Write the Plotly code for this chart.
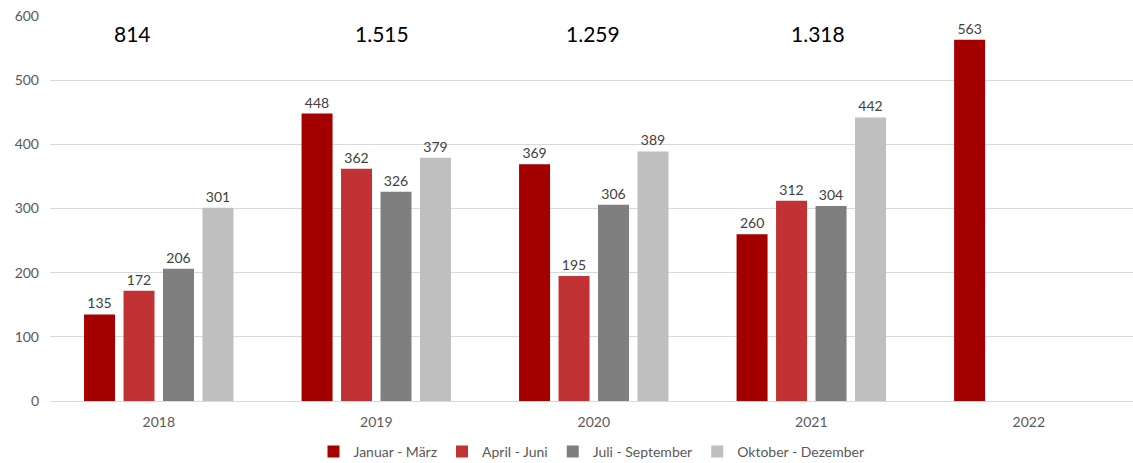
import plotly.graph_objects as go

years = ["2018", "2019", "2020", "2021", "2022"]
q1 = [135, 448, 369, 260, 563]
q2 = [172, 362, 195, 312, None]
q3 = [206, 326, 306, 304, None]
q4 = [301, 379, 389, 442, None]
series_names = ["Januar - März", "April - Juni", "Juli - September", "Oktober - Dezember"]
colors = ["#A50000", "#C03233", "#7F7F7F", "#BFBFBF"]
totals = ["814", "1.515", "1.259", "1.318"]
total_x = [-0.12, 1.025, 1.995, 3.03]
total_y = 572

FONT = "Lato"
fig = go.Figure()
for name, vals, col in zip(series_names, [q1, q2, q3, q4], colors):
    fig.add_trace(go.Bar(
        x=years, y=vals, name=name, marker_color=col, marker_line_width=0,
        text=[("" if v is None else str(v)) for v in vals],
        textposition="outside", cliponaxis=False,
        textfont=dict(size=14, color="#404040", family=FONT),
    ))

for t, xx in zip(totals, total_x):
    fig.add_annotation(x=xx, y=total_y, xref="x", yref="y", text=t, showarrow=False,
                       font=dict(size=21, color="#000000", family=FONT))

fig.update_layout(
    width=1133, height=463,
    margin=dict(l=50, r=0, t=16, b=62, autoexpand=False),
    paper_bgcolor="white", plot_bgcolor="white",
    barmode="group", bargap=0.274, bargroupgap=0.215,
    font=dict(family=FONT, size=14, color="#595959"),
    showlegend=True,
    legend=dict(orientation="h", x=0.5, xanchor="center", y=-0.1325, yanchor="middle",
                font=dict(size=14, color="#595959", family=FONT),
                itemwidth=30, traceorder="normal"),
)
fig.update_xaxes(type="category", range=[-0.5, 4.479], showgrid=False, showline=True,
                 linecolor="#D9D9D9", linewidth=1, ticks="", automargin=False,
                 ticklabelstandoff=8, tickfont=dict(size=14, color="#595959"))
fig.update_yaxes(range=[0, 600], dtick=100, showgrid=True, gridcolor="#D9D9D9", gridwidth=1,
                 zeroline=False, showline=False, ticks="", ticklabelstandoff=10, automargin=False,
                 ticklabeloverflow="allow", tickfont=dict(size=14, color="#595959"))

fig.write_html("out.html", config={"displayModeBar": False},
               post_script="document.body.style.margin='0';document.body.style.overflow='hidden';")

§ Objective
Write out the whole listing exactly, and drop the pictures.

§ Reply to the exercise
Write the Plotly code for this chart.
import plotly.graph_objects as go

years = ["2018", "2019", "2020", "2021", "2022"]
q1 = [135, 448, 369, 260, 563]
q2 = [172, 362, 195, 312, None]
q3 = [206, 326, 306, 304, None]
q4 = [301, 379, 389, 442, None]
series_names = ["Januar - März", "April - Juni", "Juli - September", "Oktober - Dezember"]
colors = ["#A50000", "#C03233", "#7F7F7F", "#BFBFBF"]
totals = ["814", "1.515", "1.259", "1.318"]
total_x = [-0.12, 1.025, 1.995, 3.03]
total_y = 572

FONT = "Lato"
fig = go.Figure()
for name, vals, col in zip(series_names, [q1, q2, q3, q4], colors):
    fig.add_trace(go.Bar(
        x=years, y=vals, name=name, marker_color=col, marker_line_width=0,
        text=[("" if v is None else str(v)) for v in vals],
        textposition="outside", cliponaxis=False,
        textfont=dict(size=14, color="#404040", family=FONT),
    ))

for t, xx in zip(totals, total_x):
    fig.add_annotation(x=xx, y=total_y, xref="x", yref="y", text=t, showarrow=False,
                       font=dict(size=21, color="#000000", family=FONT))

fig.update_layout(
    width=1133, height=463,
    margin=dict(l=50, r=0, t=16, b=62, autoexpand=False),
    paper_bgcolor="white", plot_bgcolor="white",
    barmode="group", bargap=0.274, bargroupgap=0.215,
    font=dict(family=FONT, size=14, color="#595959"),
    showlegend=True,
    legend=dict(orientation="h", x=0.5, xanchor="center", y=-0.1325, yanchor="middle",
                font=dict(size=14, color="#595959", family=FONT),
                itemwidth=30, traceorder="normal"),
)
fig.update_xaxes(type="category", range=[-0.5, 4.479], showgrid=False, showline=True,
                 linecolor="#D9D9D9", linewidth=1, ticks="", automargin=False,
                 ticklabelstandoff=8, tickfont=dict(size=14, color="#595959"))
fig.update_yaxes(range=[0, 600], dtick=100, showgrid=True, gridcolor="#D9D9D9", gridwidth=1,
                 zeroline=False, showline=False, ticks="", ticklabelstandoff=10, automargin=False,
                 ticklabeloverflow="allow", tickfont=dict(size=14, color="#595959"))

fig.write_html("out.html", config={"displayModeBar": False},
               post_script="document.body.style.margin='0';document.body.style.overflow='hidden';")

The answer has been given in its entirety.